→ **Given information**
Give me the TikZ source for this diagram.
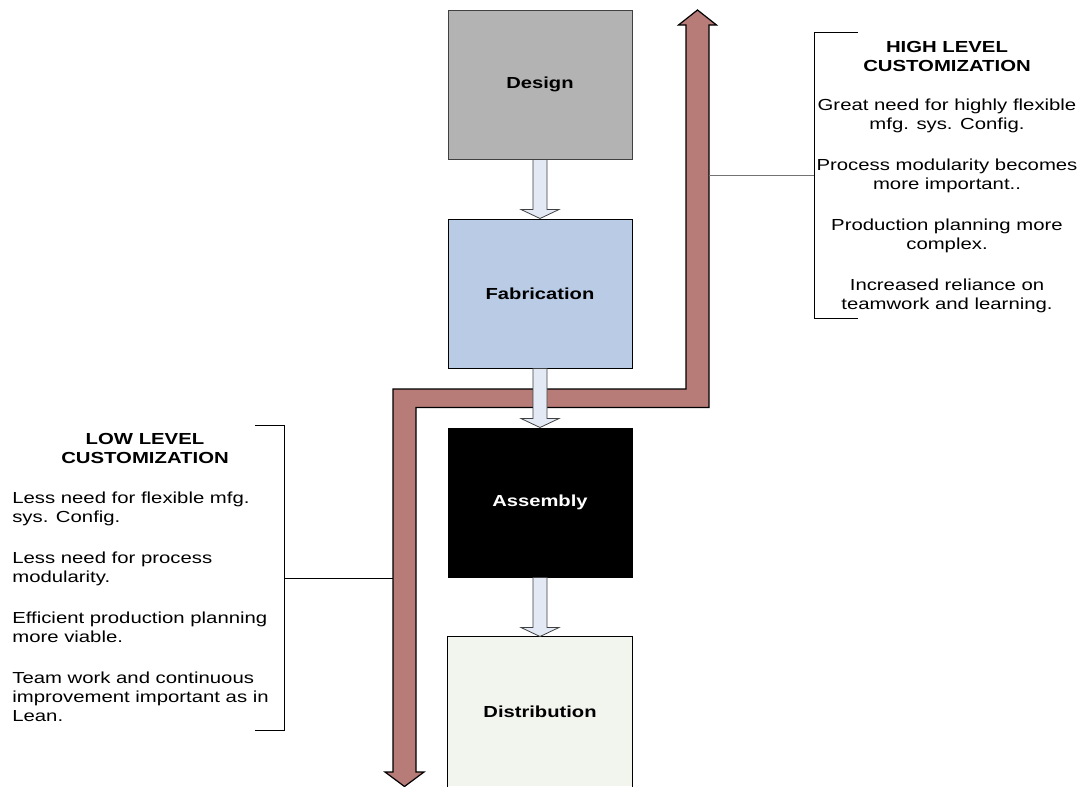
\documentclass[tikz,border=0pt]{standalone}
\usepackage{fontspec}
\usepackage{graphicx}
\setmainfont{Liberation Sans}
\usetikzlibrary{calc}
\definecolor{pipecol}{RGB}{183,123,120}
\definecolor{designgray}{RGB}{179,179,179}
\definecolor{fabblue}{RGB}{185,203,229}
\definecolor{distgreen}{RGB}{242,244,238}
\definecolor{arrowfill}{RGB}{227,234,246}
\newcommand{\wide}[1]{\scalebox{1.26}[1]{#1}}
\newcommand{\flowarrow}[2]{%
  \draw[flowarr] ($(#1.south)+(-7,0)$) -- ($(#2.north)+(-7,-9)$) -- ($(#2.north)+(-19,-9)$) -- (#2.north)
    -- ($(#2.north)+(19,-9)$) -- ($(#2.north)+(7,-9)$) -- ($(#1.south)+(7,0)$) -- cycle;}
\begin{document}
\begin{tikzpicture}[x=0.75pt,y=-0.75pt,
  stage/.style={minimum width=138pt, minimum height=111.75pt, inner sep=0pt, draw=black, line width=0.75pt,
    font=\fontsize{12}{14.25}\selectfont\bfseries},
  flowarr/.style={draw=black!75, fill=arrowfill, line width=0.6pt, line join=miter},
  pipeline/.style={draw=black, fill=pipecol, line width=0.9pt, line join=miter},
  note/.style={font=\fontsize{12}{14.25}\selectfont, xscale=1.27, inner sep=0pt},
  bracket/.style={draw=black, line width=0.75pt}]

\useasboundingbox (0,0) rectangle (1092,786);
\fill[white] (0,0) rectangle (1092,786);

% big pipe arrow
\draw[pipeline] (393,772) -- (385,772) -- (404.5,786.5) -- (424,772) -- (416,772) -- (416,407.5)
  -- (709,407.5) -- (709,25) -- (716.5,25) -- (697.5,10) -- (678.5,25) -- (686,25) -- (686,389)
  -- (393,389) -- cycle;

% stages
\node[stage, fill=designgray, draw=black!75] (design) at (540,84.5) {\wide{Design}};
\node[stage, fill=fabblue] (fab) at (540,293.5) {\wide{Fabrication}};
\node[stage, fill=black, text=white] (asm) at (540,502.5) {\wide{Assembly}};
\node[stage, fill=distgreen, draw=none] (dist) at (540,711.5) {\wide{Distribution}};
\draw[line width=0.75pt] (dist.south west) -- (dist.north west) -- (dist.north east) -- (dist.south east);

\flowarrow{design}{fab}
\flowarrow{fab}{asm}
\flowarrow{asm}{dist}

% brackets
\coordinate (hiJoin) at (814,175);
\coordinate (hiPipe) at (709,175);
\coordinate (loJoin) at (284,578);
\coordinate (loPipe) at (393,578);
\draw[bracket] (858,32) -- (814,32) -- (814,318) -- (858,318);
\draw[draw=black!55, line width=0.75pt] (hiPipe) -- (hiJoin);
\draw[bracket] (255,425) -- (284,425) -- (284,730) -- (255,730);
\draw[bracket] (loJoin) -- (loPipe);

% texts (anchored at the baseline of their last line)
\node[note, anchor=base, align=center] (hitext) at (947,309.5) {%
  \textbf{HIGH LEVEL}\\\textbf{CUSTOMIZATION}\\[15pt]
  Great need for highly flexible\\mfg. sys. Config.\\[16.5pt]
  Process modularity becomes\\more important..\\[16.5pt]
  Production planning more\\complex.\\[16.5pt]
  Increased reliance on\\teamwork and learning.};
\node[note, anchor=base, align=center] (lotitle) at (145,463) {%
  \textbf{LOW LEVEL}\\\textbf{CUSTOMIZATION}};
\node[note, anchor=base west, align=left] (lotext) at (12,721.5) {%
  Less need for flexible mfg.\\sys. Config.\\[16.5pt]
  Less need for process\\modularity.\\[16.5pt]
  Efficient production planning\\more viable.\\[16.5pt]
  Team work and continuous\\improvement important as in\\Lean.};
\end{tikzpicture}
\end{document}
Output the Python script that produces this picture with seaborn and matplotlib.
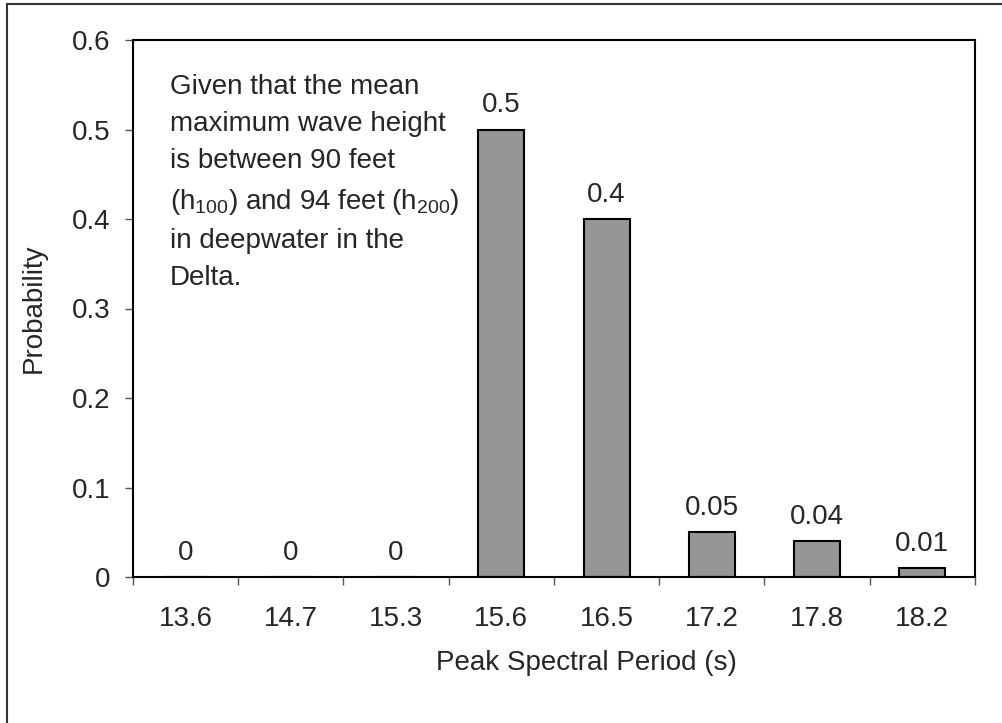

→ **Instructions for the task**
Search the data for the word "this" and copy each line where it appears.

→ **Written solution**
Give me the TikZ source for this diagram.
Output the Python script that produces this picture with seaborn and matplotlib.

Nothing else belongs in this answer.